One of those solutions comes in the form of donor-advised funds (DAF), the charitable-gifting instruments that can be established at most community foundations, charitable-fund host organizations and many commercial investment-management firms with as little as $10,000 to $20,000. For that comparatively small amount, the charitable-minded individual or family can have the personal equivalent of a PFF with complete privacy and no back-office headaches. There are no tax returns to be completed, no annual meetings to conduct. In short, the philanthropist leaves the administration to the host organization and is able to experience the pleasure of distributing charity to needy causes through the DAF. The donor receives an immediate tax deduction on assets used to establish the DAF and can continue to add to the fund over time and realize further deductions on those contributions.
Of course, there are a lot of zeros between $10,000 and $10 million, and the obvious question is whether a DAF makes sense for someone with significant charitable assets and who is considering establishing or folding up a PFF. The short answer is a resounding yes, and, in many instances, it actually makes the most sense.
Case-in-point: At the Jewish Community Foundation of Los Angeles, the largest DAF account has a balance in excess of $50 million. Certainly, this philanthropist could create his own PFF or family support organization (FSO), the actual community foundation equivalent of a private family foundation. He has already fulfilled funding of his children’s DAFs, FSOs and PFFs for them as they wished. With his vast remaining charitable dollars, our donor’s own DAF represents the easiest option. Each year, he contributes additional funds to his DAF with either low-basis marketable securities or fractional interests in real estate, which, unlike PFFs, community foundations can accept and offer a fair-market-value tax deduction (more about this to follow).
There are, as well, a significant number of other reasons and advantages why an individual or family should consider establishing a DAF or FSO as an alternative to creating or folding up a PFF. Among them:
• Lower costs for management of charitable assets. In general, the management fee for a DAF with assets of $1 million to $10 million will never be more than 1.5 percent. Even better, a comparably sized FSO will have all-inclusive management fees of approximately 80 basis points, or 0.8 percent. Consider these fees in contrast to the aforementioned study of private foundations. In that same data, expenses as a percentage of the annual payout were outsized: PFFs with assets of $5 million to $9.9 million had a mean expense ratio of a whopping 16.3 percent. Those PFFs with less than $5 million still had mean expenses in relation to payout of 7.2 percent.
• Contribution of C-corp stock or low-basis real estate. PFFs are prohibited under the tax code from receiving contributions of C-corp stock, which is regarded by the IRS as self-dealing. With respect to both low-basis and fractional real estate donations to a PFF, as referenced above, the donor’s deductibility is limited to the tax-adjusted basis (i.e., the depreciated value). As such, a fully depreciated piece of real estate can be contributed to a PFF, but would not qualify for a deduction. By contrast, a DAF can accept both of these asset classes and offer your clients a fair-market-value tax deduction, avoidance of all capital-gains taxes on the donated interests and, in the case of real estate, eliminate the recapture of previously claimed depreciation.

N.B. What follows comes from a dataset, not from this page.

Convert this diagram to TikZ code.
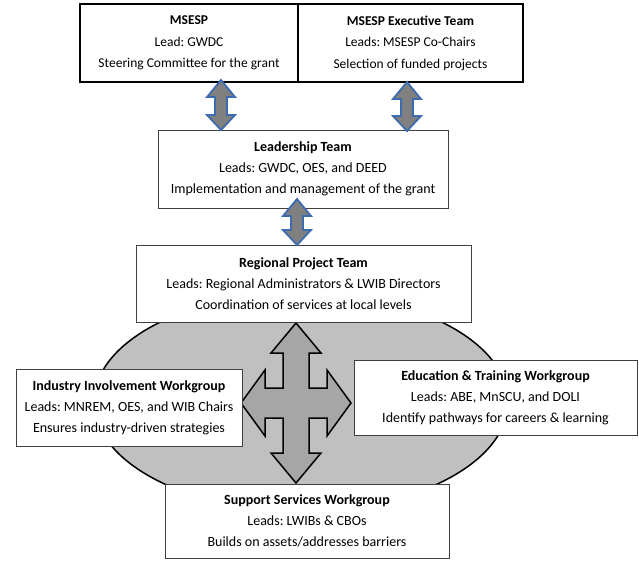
\documentclass[tikz,border=0pt]{standalone}
\usepackage{fontspec}
\setmainfont{Carlito}
\usetikzlibrary{calc,shadows}
\definecolor{ellfill}{HTML}{C0C0C0}
\definecolor{crossfill}{HTML}{A6A6A6}
\definecolor{arrfill}{HTML}{808080}
\definecolor{arrline}{HTML}{3D6BAF}
\newcommand\vdblarrow[2]{%
  \draw[dblarr] let \p1=(#1), \p2=(#2) in
    (\x1,\y1) -- (\x1+14pt,\y1-17pt) -- (\x1+6pt,\y1-17pt) -- (\x1+6pt,\y2+15pt)
    -- (\x1+14pt,\y2+15pt) -- (\x1,\y2) -- (\x1-14pt,\y2+15pt) -- (\x1-6pt,\y2+15pt)
    -- (\x1-6pt,\y1-17pt) -- (\x1-14pt,\y1-17pt) -- cycle;}
\begin{document}
\frenchspacing
\begin{tikzpicture}[x=1pt,y=-1pt,
  box/.style={draw=black!75, line width=0.8pt, fill=white, align=center, inner sep=2pt,
    font=\fontsize{14}{21}\selectfont,
    drop shadow={shadow xshift=1.2pt, shadow yshift=-1.4pt, fill=black!55, opacity=1}},
  topbox/.style={draw=black, line width=1.6pt, fill=white, align=center, inner sep=2pt,
    font=\fontsize{13.5}{21.5}\selectfont},
  dblarr/.style={fill=arrfill, draw=arrline, line width=1.8pt, line join=miter},
  crossarr/.style={fill=crossfill, draw=black, line width=1.5pt, line join=miter},
  ell/.style={fill=ellfill, draw=black, line width=1.5pt}]
\useasboundingbox (0,0) rectangle (639,560);
\fill[white] (0,0) rectangle (639,560);

% background ellipse
\draw[ell] (301,402) ellipse [x radius=207pt, y radius=109pt];

% cross arrow
\begin{scope}[shift={(296,403)}]
\draw[crossarr] (0,-80) -- (25,-50) -- (13,-50) -- (13,-15) -- (31,-15) -- (31,-33)
  -- (55,0) -- (31,33) -- (31,15) -- (13,15) -- (13,50) -- (25,50) -- (0,80)
  -- (-25,50) -- (-13,50) -- (-13,15) -- (-31,15) -- (-31,33) -- (-55,0)
  -- (-31,-33) -- (-31,-15) -- (-13,-15) -- (-13,-50) -- (-25,-50) -- cycle;
\end{scope}

% boxes
\node[topbox, minimum width=218pt, minimum height=78pt] (msesp) at (189,43)
  {\textbf{MSESP}\\Lead: GWDC\\Steering Committee for the grant};
\node[topbox, minimum width=225pt, minimum height=78pt] (exec) at (410.5,43)
  {\textbf{MSESP Executive Team}\\Leads: MSESP Co-Chairs\\Selection of funded projects};
\node[box, minimum width=290pt, minimum height=78pt] (lead) at (303,169)
  {\textbf{Leadership Team}\\Leads: GWDC, OES, and DEED\\Implementation and management of the grant};
\node[box, minimum width=335pt, minimum height=77pt] (region) at (303.5,283.5)
  {\textbf{Regional Project Team}\\Leads: Regional Administrators \& LWIB Directors\\Coordination of services at local levels};
\node[box, minimum width=226pt, minimum height=77pt] (industry) at (129,407.5)
  {\textbf{Industry Involvement Workgroup}\\Leads: MNREM, OES, and WIB Chairs\\Ensures industry-driven strategies};
\node[box, minimum width=283pt, minimum height=75pt] (edu) at (495.5,397.5)
  {\textbf{Education \& Training Workgroup}\\Leads: ABE, MnSCU, and DOLI\\Identify pathways for careers \& learning};
\node[box, minimum width=284pt, minimum height=74pt] (support) at (307,521)
  {\textbf{Support Services Workgroup}\\Leads: LWIBs \& CBOs\\Builds on assets/addresses barriers};

% double arrows between levels
\coordinate (a1t) at (221,80);  \coordinate (a1b) at (221,130);
\coordinate (a2t) at (407,82);  \coordinate (a2b) at (407,131);
\coordinate (a3t) at (297,199); \coordinate (a3b) at (297,245);
\vdblarrow{a1t}{a1b}
\vdblarrow{a2t}{a2b}
\vdblarrow{a3t}{a3b}
\end{tikzpicture}
\end{document}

• Undistributed assets as part of the required 5 percent minimum asset distribution. Commonly known is that a PFF must make charitable gifts of 5 percent of its total assets annually to maintain tax-exempt status. Less known, however, is that DAFs are an ideal repository for these undistributed assets. In the eyes of the IRS, once transferred to a DAF, the assets from the PFF have been given away for proper charitable purpose. Once in the DAF, your client can then take as long as he or she likes to determine how and where to distribute.
• Second generation (G-2) family issues. Establishing and maintaining a PFF can be a lonely venture. Where to turn for resources? How to engage your children — the second generation — in a shared philanthropic vision? While counsel can be obtained for PFFs, consulting fees can be considerable and add to the above-referenced and onerous operating expenses that cut into available funds for good works. By contrast, community foundations and other host organizations offer a substantial array of resources designed to assist donors: programs on issues in charitable giving, intergenerational planning and assistance in tapping philanthropic passions, for example.
Before a client accelerates full speed into establishing a private family foundation with less than $10 million in assets, financial advisers would do well to flash the yellow caution light, encourage the philanthropist-to-be to yield, and consider the full range of giving options available before opening the charitable throttle. Doing so are critical first steps in becoming a committed, informed philanthropist.